Non c’è da meravigliarsi se due grandi della filosofia già ne parlavano. Sì, perché Platone e Aristotele la pensavano allo stesso modo: la filosofia nasce dalla meraviglia, cioè dallo stupore nell’osservare e rilevare cose che altri non vedono o di cui non si rendono conto. Ed era della medesima opinione Louis Pasteur, scienziato francese definito il padre della microbiologia, secondo cui il meravigliarsi di ogni cosa porta la ragione verso la scoperta. E se, secondo la lingua italiana, in prima definizione per meraviglia ci riferiamo al concetto di stupore e di piacevole sorpresa nell’affrontare qualcosa di nuovo e/o strano, con lo stesso termine ci riferiamo a una cosa o a una persona che suscita ammirazione per bellezza o straordinarietà. Insomma niente male questa meraviglia, che in un linguaggio più sciolto ed attuale potremmo definire come “effetto wow”.
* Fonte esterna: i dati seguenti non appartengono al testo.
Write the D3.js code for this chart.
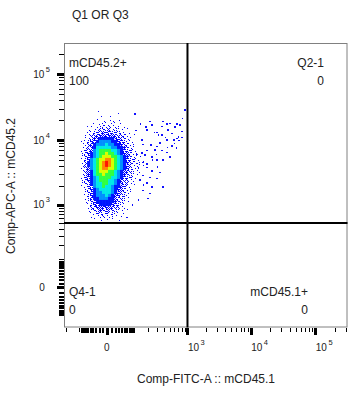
<!DOCTYPE html>
<html>
<head>
<meta charset="utf-8">
<script src="https://cdn.jsdelivr.net/npm/d3@7"></script>
<style>
    body { margin: 0; background: #fff; }
    svg { display: block; font-family: "Liberation Sans", Arial, sans-serif; }
</style>
</head>
<body>
<svg id="chart" width="364" height="394"></svg>
<script>
//Chart data
var plotTitle = 'Q1 OR Q3';
var xAxisTitle = 'Comp-FITC-A :: mCD45.1';
var yAxisTitle = 'Comp-APC-A :: mCD45.2';

var xDomain = [-215, 315000];
var yDomain = [-183, 294000];
var xLabelTicks = [0, 1000, 10000, 100000];
var yLabelTicks = [0, 1000, 10000, 100000];

//quadrant gate (FITC, APC)
var gate = [1000, 500];
var quadrantNames = ['mCD45.2+', 'Q2-1', 'mCD45.1+', 'Q4-1'];
var quadrantValues = ['100', '0', '0', '0'];

//density of the main population: FITC range, APC range (top to bottom), rows of levels 0-a
var densityFitc = [-106, 166];
var densityApc = [23120, 482];
var densityRows = [
    '0000000100100000000000',
    '0000001010110100000000',
    '0000010111011010000000',
    '0000101121211101000000',
    '0001011222212110100000',
    '0001122232322211010000',
    '0011223333333222101000',
    '0011233444443322110000',
    '0112334555544332111000',
    '0112345556554432211000',
    '0112346666655443211000',
    '0122356777766543221100',
    '0123456778776543321100',
    '0123456788877654321110',
    '0123567889987654322110',
    '012456789a987654322111',
    '012456789a987654321111',
    '0123567899887654321110',
    '0123467888776543321110',
    '0123467787776543221100',
    '0123456777766543221100',
    '0123456777665432211000',
    '0122456677665432211000',
    '0112356676654432110000',
    '0012345666654332110000',
    '0012345566654322110000',
    '0012345556543322100000',
    '0011344555443221100000',
    '0011234444443221100000',
    '0001233444433211000000',
    '0001223333332211000000',
    '0001122323222110100000',
    '0000112212121101000000',
    '0000101121111010000000',
    '0000010101010100000000',
    '0000001000100000000000'
];

//single events outside the dense core (FITC, APC)
var sparseEvents = [
    [104, 24800], [182, 15800], [220, 19000], [385, 19000], [509, 18000],
    [619, 15800], [751, 16900], [820, 21500], [909, 28500], [700, 11100],
    [590, 10000], [339, 9000], [460, 7800], [650, 7600], [509, 5500],
    [385, 4970], [300, 3900], [339, 3200], [220, 2700], [136, 2450],
    [220, 1500], [385, 1900], [200, 1260], [125, 1190], [62, 620],
    [274, 7060], [174, 5920], [320, 11900], [470, 14200], [150, 10000],
    [245, 4970], [125, 3700], [160, 2050], [90, 990], [230, 8400],
    [270, 13000], [420, 11000], [560, 12500], [150, 6400], [190, 4300],
    [290, 6000], [600, 8800], [720, 9800], [110, 14000], [-60, 16000],
    [140, 17500], [191, 14200], [240, 16930], [368, 16000], [451, 17500],
    [670, 17500], [811, 13500], [551, 12500], [670, 10500], [298, 8000],
    [368, 7000], [451, 6500], [191, 7000], [240, 5500], [298, 5000],
    [158, 4600], [191, 3800], [240, 3400], [158, 2900], [298, 2600],
    [191, 2200], [158, 1700], [240, 1900], [116, 4400], [116, 6000],
    [158, 8500], [551, 8200], [811, 11000], [368, 12000], [451, 10000],
    [298, 13000], [-20, 27000], [30, 25500]
];

var levelColors = ['#fff', '#0000ff', '#0000ff', '#0000ff', '#0018ff', '#0090ff',
    '#00e8e8', '#30ff40', '#d8ff00', '#ff8800', '#ff1800'];

var svg = d3.select('#chart');

var plotLeft = 64, plotRight = 347.5, plotTop = 43, plotBottom = 327.5;

var x = d3.scaleSymlog().constant(60).domain(xDomain).range([plotLeft, plotRight]);
var y = d3.scaleSymlog().constant(60).domain(yDomain).range([plotBottom, plotTop]);

//logicle style ticks: every m*10^k inside the domain
function logicleTicks(domain, labelled) {
    var ticks = [{ value: 0, kind: 'major' }];
    for (var k = 1; k <= 5; k++) {
        for (var m = 1; m <= 9; m++) {
            var v = m * Math.pow(10, k),
                kind = k === 1 ? 'linear' : 'minor';
            if (v <= domain[1]) ticks.push({ value: v, kind: labelled.indexOf(v) >= 0 ? 'major' : kind });
            if (-v >= domain[0]) ticks.push({ value: -v, kind: kind });
        }
    }
    return ticks;
}

var tickLength = { major: 7, linear: 5, minor: 4 },
    tickWidth = { major: 3, linear: 2, minor: 1 };

function px(v) { return Math.round(v) + 0.5; }

svg.append('defs')
    .append('filter')
    .attr('id', 'soften')
    .append('feGaussianBlur')
    .attr('stdDeviation', 0.6);

var plot = svg.append('g');

//density cells
var gx = d3.scaleLinear().domain([0, densityRows[0].length]).range([x(densityFitc[0]), x(densityFitc[1])]);
var gy = d3.scaleLinear().domain([0, densityRows.length]).range([y(densityApc[0]), y(densityApc[1])]);
var cellW = gx(1) - gx(0), cellH = gy(1) - gy(0);

var cells = [];
densityRows.forEach(function(row, r) {
    row.split('').forEach(function(ch, c) {
        var level = parseInt(ch, 16);
        if (level > 0) cells.push({ r: r, c: c, level: level });
    });
});

//sparse levels drawn as single events with an ordered dither inside the cell
var ditherOrder = [4, 0, 8, 2, 6, 1, 7, 3, 5];
var dots = [];
cells.forEach(function(d) {
    if (d.level >= 4) return;
    var shift = (d.r * 5 + d.c * 3) % 9,
        count = d.level * 2 - 1;
    for (var i = 0; i < count; i++) {
        var s = ditherOrder[(i + shift) % 9];
        dots.push({ x: gx(d.c) + (s % 3) * cellW / 3, y: gy(d.r) + Math.floor(s / 3) * cellH / 3 });
    }
});

plot.append('g')
    .attr('class', 'density-fill')
    .attr('filter', 'url(#soften)')
    .selectAll('rect')
    .data(cells.filter(function(d) { return d.level >= 4; }))
    .enter()
        .append('rect')
        .attr('x', function(d) { return gx(d.c) - 0.1; })
        .attr('y', function(d) { return gy(d.r) - 0.1; })
        .attr('width', cellW + 0.2)
        .attr('height', cellH + 0.2)
        .attr('fill', function(d) { return levelColors[d.level]; });

plot.append('g')
    .attr('class', 'density-dots')
    .attr('shape-rendering', 'crispEdges')
    .selectAll('rect')
    .data(dots)
    .enter()
        .append('rect')
        .attr('x', function(d) { return d.x; })
        .attr('y', function(d) { return d.y; })
        .attr('width', 1.2)
        .attr('height', 1.2)
        .attr('fill', '#0000ff');

plot.append('g')
    .attr('class', 'sparse-events')
    .attr('shape-rendering', 'crispEdges')
    .selectAll('rect')
    .data(sparseEvents)
    .enter()
        .append('rect')
        .attr('x', function(d) { return x(d[0]) - 0.6; })
        .attr('y', function(d) { return y(d[1]) - 0.6; })
        .attr('width', 1.4)
        .attr('height', 1.4)
        .attr('fill', '#1010ff');

//frame
svg.append('rect')
    .attr('x', plotLeft + 0.5)
    .attr('y', plotTop + 0.5)
    .attr('width', plotRight - plotLeft - 1)
    .attr('height', plotBottom - plotTop - 1)
    .attr('fill', 'none')
    .attr('stroke', '#808080')
    .attr('stroke-width', 1);

//quadrant gate lines
svg.append('line')
    .attr('x1', x(gate[0])).attr('x2', x(gate[0]))
    .attr('y1', plotTop).attr('y2', plotBottom)
    .attr('stroke', '#000').attr('stroke-width', 2);
svg.append('line')
    .attr('x1', plotLeft).attr('x2', plotRight)
    .attr('y1', y(gate[1])).attr('y2', y(gate[1]))
    .attr('stroke', '#000').attr('stroke-width', 2);

//x axis ticks
var xTicks = svg.append('g').attr('class', 'x-ticks').attr('shape-rendering', 'crispEdges');
xTicks.selectAll('line')
    .data(logicleTicks(xDomain, xLabelTicks))
    .enter()
        .append('line')
        .attr('x1', function(d) { return px(x(d.value)); })
        .attr('x2', function(d) { return px(x(d.value)); })
        .attr('y1', plotBottom)
        .attr('y2', function(d) { return plotBottom + tickLength[d.kind]; })
        .attr('stroke', '#000')
        .attr('stroke-width', function(d) { return tickWidth[d.kind]; });

//y axis ticks
var yTicks = svg.append('g').attr('class', 'y-ticks').attr('shape-rendering', 'crispEdges');
yTicks.selectAll('line')
    .data(logicleTicks(yDomain, yLabelTicks))
    .enter()
        .append('line')
        .attr('y1', function(d) { return px(y(d.value)); })
        .attr('y2', function(d) { return px(y(d.value)); })
        .attr('x1', plotLeft)
        .attr('x2', function(d) { return plotLeft - tickLength[d.kind] - (d.kind === 'minor' ? 1 : 0); })
        .attr('stroke', '#000')
        .attr('stroke-width', function(d) { return tickWidth[d.kind]; });

function writeTickLabel(sel, v) {
    if (v === 0) {
        sel.text('0');
        return;
    }
    sel.append('tspan').text('10');
    sel.append('tspan')
        .attr('font-size', 7.5)
        .attr('dy', -6)
        .attr('dx', 1.5)
        .text(Math.round(Math.log10(v)));
}

svg.append('g')
    .selectAll('text')
    .data(xLabelTicks)
    .enter()
        .append('text')
        .attr('x', function(d) { return d === 0 ? x(d) : x(d) + 0.5; })
        .attr('y', 351)
        .attr('font-size', 10)
        .attr('fill', '#222')
        .attr('text-anchor', function(d) { return d === 0 ? 'middle' : 'start'; })
        .each(function(d) { writeTickLabel(d3.select(this), d); });

svg.append('g')
    .selectAll('text')
    .data(yLabelTicks)
    .enter()
        .append('text')
        .attr('x', function(d) { return d === 0 ? 42 : 50; })
        .attr('y', function(d) { return y(d) + 3.6; })
        .attr('font-size', 10)
        .attr('fill', '#222')
        .attr('text-anchor', function(d) { return d === 0 ? 'middle' : 'end'; })
        .each(function(d) { writeTickLabel(d3.select(this), d); });

//titles
svg.append('text')
    .attr('x', 72).attr('y', 19)
    .attr('font-size', 12).attr('fill', '#222')
    .text(plotTitle);

svg.append('text')
    .attr('x', 206).attr('y', 383)
    .attr('font-size', 12).attr('fill', '#222')
    .attr('text-anchor', 'middle')
    .text(xAxisTitle);

svg.append('text')
    .attr('transform', 'translate(15,186) rotate(-90)')
    .attr('font-size', 12).attr('fill', '#222')
    .attr('text-anchor', 'middle')
    .text(yAxisTitle);

//quadrant labels: name and percentage
var quadrantPos = [
    { x: 69, y: 67, anchor: 'start' },
    { x: 324, y: 67, anchor: 'end' },
    { x: 308, y: 296, anchor: 'end' },
    { x: 69, y: 296, anchor: 'start' }
];

var qLabels = svg.append('g').attr('class', 'quadrant-labels');
quadrantNames.forEach(function(name, i) {
    var p = quadrantPos[i];
    qLabels.append('text')
        .attr('x', p.x).attr('y', p.y)
        .attr('font-size', 12).attr('fill', '#222')
        .attr('text-anchor', p.anchor)
        .text(name);
    qLabels.append('text')
        .attr('x', p.x).attr('y', p.y + 18)
        .attr('font-size', 12).attr('fill', '#222')
        .attr('text-anchor', p.anchor)
        .text(quadrantValues[i]);
});
</script>
</body>
</html>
Ma cosa suscita meraviglia? La natura, la scienza, l’arte, un tramonto, una situazione.
Da un po’ di tempo gli scienziati si stanno interrogando sugli effetti di questo sentimento nella testa e nel cuore. Una ricerca del 2003, curata dalle università di Berkeley e della Virginia, definisce la meraviglia come emozione morale, spirituale ed estetica. Quindi un qualcosa di ampio respiro, che va al di là delle pratiche realtà quotidiane e del freddo e dilagante pragmatismo che caratterizza le nostre esistenze. Correlato a questi studi, sta il fatto che la meraviglia può essere di tutti, ma ha sfumature assolutamente personali, varia da persona a persona, con effetti anche fisici: pelle d’oca, brividi, lacrime, stordimento.
Secondo gli studi, “la meraviglia solletica anche il cervello e l’anima”, modificando anche la percezione del tempo e riducendo l’ansia. Una sorta di terapia, che dai sensi ci permette accantonare (se non dimenticare) l’aura di negatività che solitamente ci circonda.
Risale al 2018 la ricerca di un’università americana dal titolo “The science of awe”. Lo studio sostiene che la sensazione di meraviglia – senza che noi ce ne rendiamo conto e quindi senza sforzo – possa favorire lo sviluppo di un senso critico acuto, stimolando intelligenza e creatività. Niente male. E un po’ ovunque si vanno sperimentando tecniche per suscitare meraviglia, magari svolte in location a tema, quali luoghi sperduti o aree naturali.
La meraviglia parla anche di ambiente e di tematiche attuali: prendersi cura di quello che nel mondo ci suscita emozione, significa rispettare ciò che ci circonda in senso lato, sia tutto quello che ruota intorno agli elementi naturali, sia quello che è stato costruito dall’uomo.
Interessante a questo proposito il libro di Luca Molinari, dal titolo “La meraviglia è di tutti” e con sottotitolo “Corpi, città, architetture.” L’autore, tra riflessioni e considerazioni su questa parola ormai troppo sfruttata dal marketing e dalla pubblicità, snocciola pure una serie di luoghi idonei a suscitare meraviglia. Ci sono quelli famosi, come piazza San Marco a Venezia, ma anche squarci architettonici e naturali meno conosciuti e non per questo meno belli e suggestivi.
Certo nella nostra epoca, fatta di corse veloci, di tecnologie sempre più rapide e di continue sollecitazioni e impulsi, non c’è tempo per fermarsi e provare meraviglia. Tutto scorre veloce nel fiume dell’indifferenza verso cose considerate piuttosto come accessori che elementi importanti per la crescita personale.
Fermarsi ad osservare e provare emozioni è considerata oggi una perdita di tempo; distogliere lo sguardo dallo schermo toglie minuti preziosi per rispondere ai tanti bombardamenti mediatici che subiamo quotidianamente.
Eppure si dovrebbe imparare da loro. Da quelli che istintivamente provano meraviglia, i bambini. E subito ci ritorna in mente il testo di quel cantante “meteora”, ovvero Giuseppe Povia – in arte solo Povia – che a inizi anni Duemila cantavamo e fischiettavamo proprio tutti, per il bel ritmo ma anche per testo fresco e spontaneo.
In un passaggio de “I bambini fanno ohh!” l’artista milanese cantava:
Quando i bambini fanno “oh”
che meraviglia, che meraviglia!
ma che scemo vedi però, però
che mi vergogno un po’
perché non so più fare “oh”
e fare tutto come mi piglia,
perché i bambini non hanno peli
né sulla pancia
né sulla lingua.
Un bel ritornello, che si fa ascoltare e che ci invita ad ascoltare, trasformando le occasioni della vita in… attimi di meraviglia.